— Begin Source material —
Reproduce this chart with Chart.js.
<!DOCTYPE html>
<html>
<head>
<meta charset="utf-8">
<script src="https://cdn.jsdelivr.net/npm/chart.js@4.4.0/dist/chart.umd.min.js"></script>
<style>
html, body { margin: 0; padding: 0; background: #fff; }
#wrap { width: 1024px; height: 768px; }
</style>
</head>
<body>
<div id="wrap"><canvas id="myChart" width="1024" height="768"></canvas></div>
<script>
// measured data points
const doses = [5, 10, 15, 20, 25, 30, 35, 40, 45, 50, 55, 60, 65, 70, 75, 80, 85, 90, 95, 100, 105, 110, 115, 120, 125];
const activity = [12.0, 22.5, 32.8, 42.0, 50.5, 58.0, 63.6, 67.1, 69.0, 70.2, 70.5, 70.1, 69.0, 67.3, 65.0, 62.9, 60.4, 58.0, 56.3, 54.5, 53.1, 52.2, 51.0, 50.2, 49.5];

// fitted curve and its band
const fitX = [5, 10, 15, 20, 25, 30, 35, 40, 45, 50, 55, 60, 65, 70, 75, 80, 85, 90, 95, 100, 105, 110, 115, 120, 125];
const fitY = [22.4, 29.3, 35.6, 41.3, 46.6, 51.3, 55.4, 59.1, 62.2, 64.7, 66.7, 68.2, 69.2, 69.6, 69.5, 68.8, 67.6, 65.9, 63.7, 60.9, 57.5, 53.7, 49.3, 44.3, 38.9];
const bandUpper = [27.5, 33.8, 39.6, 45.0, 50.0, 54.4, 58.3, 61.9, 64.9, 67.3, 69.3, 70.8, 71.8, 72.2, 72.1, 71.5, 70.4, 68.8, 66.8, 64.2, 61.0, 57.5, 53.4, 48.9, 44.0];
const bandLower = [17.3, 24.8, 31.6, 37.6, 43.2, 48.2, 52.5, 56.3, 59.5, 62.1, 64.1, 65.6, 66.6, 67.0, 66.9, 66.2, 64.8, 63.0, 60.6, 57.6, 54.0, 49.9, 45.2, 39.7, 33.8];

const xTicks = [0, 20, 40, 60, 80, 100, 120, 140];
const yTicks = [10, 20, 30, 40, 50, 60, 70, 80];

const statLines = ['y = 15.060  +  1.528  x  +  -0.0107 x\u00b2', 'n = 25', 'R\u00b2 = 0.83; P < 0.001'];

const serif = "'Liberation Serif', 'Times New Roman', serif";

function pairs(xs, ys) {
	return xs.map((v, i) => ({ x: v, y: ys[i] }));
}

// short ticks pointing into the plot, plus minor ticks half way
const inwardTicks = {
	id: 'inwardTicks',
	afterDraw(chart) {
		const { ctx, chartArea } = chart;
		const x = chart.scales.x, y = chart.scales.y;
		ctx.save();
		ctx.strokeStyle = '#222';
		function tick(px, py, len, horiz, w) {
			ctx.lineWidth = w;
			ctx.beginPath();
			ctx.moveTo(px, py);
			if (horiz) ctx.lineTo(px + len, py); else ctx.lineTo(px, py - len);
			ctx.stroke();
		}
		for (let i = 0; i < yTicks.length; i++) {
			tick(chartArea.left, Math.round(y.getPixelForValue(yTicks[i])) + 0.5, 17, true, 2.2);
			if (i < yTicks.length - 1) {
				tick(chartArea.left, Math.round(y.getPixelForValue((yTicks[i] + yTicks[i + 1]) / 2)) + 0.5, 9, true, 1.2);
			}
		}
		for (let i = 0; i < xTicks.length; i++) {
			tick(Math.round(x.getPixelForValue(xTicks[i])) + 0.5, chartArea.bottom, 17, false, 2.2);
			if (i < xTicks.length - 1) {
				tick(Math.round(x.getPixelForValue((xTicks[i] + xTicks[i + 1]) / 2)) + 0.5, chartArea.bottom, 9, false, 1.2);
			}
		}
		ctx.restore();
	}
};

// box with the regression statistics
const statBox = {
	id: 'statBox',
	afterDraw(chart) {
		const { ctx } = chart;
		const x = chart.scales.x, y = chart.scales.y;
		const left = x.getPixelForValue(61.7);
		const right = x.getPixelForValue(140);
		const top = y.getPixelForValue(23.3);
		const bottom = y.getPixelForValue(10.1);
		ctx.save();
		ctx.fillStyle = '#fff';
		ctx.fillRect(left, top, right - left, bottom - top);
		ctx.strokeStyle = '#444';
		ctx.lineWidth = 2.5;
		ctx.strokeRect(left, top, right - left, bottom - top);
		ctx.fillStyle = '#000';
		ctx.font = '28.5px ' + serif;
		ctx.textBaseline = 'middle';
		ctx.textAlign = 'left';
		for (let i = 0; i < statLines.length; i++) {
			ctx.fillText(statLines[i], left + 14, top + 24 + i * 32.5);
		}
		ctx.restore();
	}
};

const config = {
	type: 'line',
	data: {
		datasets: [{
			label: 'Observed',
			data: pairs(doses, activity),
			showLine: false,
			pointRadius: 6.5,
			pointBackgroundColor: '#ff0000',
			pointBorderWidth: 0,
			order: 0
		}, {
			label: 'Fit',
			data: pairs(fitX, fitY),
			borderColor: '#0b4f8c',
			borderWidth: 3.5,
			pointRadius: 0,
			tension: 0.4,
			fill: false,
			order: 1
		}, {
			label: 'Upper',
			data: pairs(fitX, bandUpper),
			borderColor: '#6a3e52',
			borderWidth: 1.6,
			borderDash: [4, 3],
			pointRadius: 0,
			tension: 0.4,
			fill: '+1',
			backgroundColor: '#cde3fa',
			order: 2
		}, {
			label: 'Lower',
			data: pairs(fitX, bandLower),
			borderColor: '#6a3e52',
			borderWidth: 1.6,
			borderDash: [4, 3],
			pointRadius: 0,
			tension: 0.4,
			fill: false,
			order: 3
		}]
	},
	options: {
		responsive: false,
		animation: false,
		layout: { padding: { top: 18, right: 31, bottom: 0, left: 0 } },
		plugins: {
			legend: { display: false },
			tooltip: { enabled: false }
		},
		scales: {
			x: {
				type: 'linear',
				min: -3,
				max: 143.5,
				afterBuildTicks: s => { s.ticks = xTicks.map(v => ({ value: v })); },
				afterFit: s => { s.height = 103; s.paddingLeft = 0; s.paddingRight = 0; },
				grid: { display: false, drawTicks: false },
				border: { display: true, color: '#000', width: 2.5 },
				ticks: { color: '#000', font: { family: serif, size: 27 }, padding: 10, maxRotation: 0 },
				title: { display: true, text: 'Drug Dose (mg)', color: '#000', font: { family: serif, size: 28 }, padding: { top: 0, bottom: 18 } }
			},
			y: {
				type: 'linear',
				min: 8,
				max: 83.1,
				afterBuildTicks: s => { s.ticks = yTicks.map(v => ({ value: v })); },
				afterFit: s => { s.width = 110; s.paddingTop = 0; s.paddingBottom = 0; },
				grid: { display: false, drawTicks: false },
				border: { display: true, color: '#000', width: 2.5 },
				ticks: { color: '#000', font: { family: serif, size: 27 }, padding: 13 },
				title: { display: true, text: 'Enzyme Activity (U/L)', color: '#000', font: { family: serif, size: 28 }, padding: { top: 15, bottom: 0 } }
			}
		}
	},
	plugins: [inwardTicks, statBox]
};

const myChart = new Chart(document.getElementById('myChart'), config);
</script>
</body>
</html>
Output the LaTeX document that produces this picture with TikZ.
— End Source material —
* _What the exercise asks_
Word for word, quote the lines of the material from the first line through the line with "45.2, 39.7, 33.8];", both ends included.

* _Response for this exercise_
Reproduce this chart with Chart.js.
<!DOCTYPE html>
<html>
<head>
<meta charset="utf-8">
<script src="https://cdn.jsdelivr.net/npm/chart.js@4.4.0/dist/chart.umd.min.js"></script>
<style>
html, body { margin: 0; padding: 0; background: #fff; }
#wrap { width: 1024px; height: 768px; }
</style>
</head>
<body>
<div id="wrap"><canvas id="myChart" width="1024" height="768"></canvas></div>
<script>
// measured data points
const doses = [5, 10, 15, 20, 25, 30, 35, 40, 45, 50, 55, 60, 65, 70, 75, 80, 85, 90, 95, 100, 105, 110, 115, 120, 125];
const activity = [12.0, 22.5, 32.8, 42.0, 50.5, 58.0, 63.6, 67.1, 69.0, 70.2, 70.5, 70.1, 69.0, 67.3, 65.0, 62.9, 60.4, 58.0, 56.3, 54.5, 53.1, 52.2, 51.0, 50.2, 49.5];

// fitted curve and its band
const fitX = [5, 10, 15, 20, 25, 30, 35, 40, 45, 50, 55, 60, 65, 70, 75, 80, 85, 90, 95, 100, 105, 110, 115, 120, 125];
const fitY = [22.4, 29.3, 35.6, 41.3, 46.6, 51.3, 55.4, 59.1, 62.2, 64.7, 66.7, 68.2, 69.2, 69.6, 69.5, 68.8, 67.6, 65.9, 63.7, 60.9, 57.5, 53.7, 49.3, 44.3, 38.9];
const bandUpper = [27.5, 33.8, 39.6, 45.0, 50.0, 54.4, 58.3, 61.9, 64.9, 67.3, 69.3, 70.8, 71.8, 72.2, 72.1, 71.5, 70.4, 68.8, 66.8, 64.2, 61.0, 57.5, 53.4, 48.9, 44.0];
const bandLower = [17.3, 24.8, 31.6, 37.6, 43.2, 48.2, 52.5, 56.3, 59.5, 62.1, 64.1, 65.6, 66.6, 67.0, 66.9, 66.2, 64.8, 63.0, 60.6, 57.6, 54.0, 49.9, 45.2, 39.7, 33.8];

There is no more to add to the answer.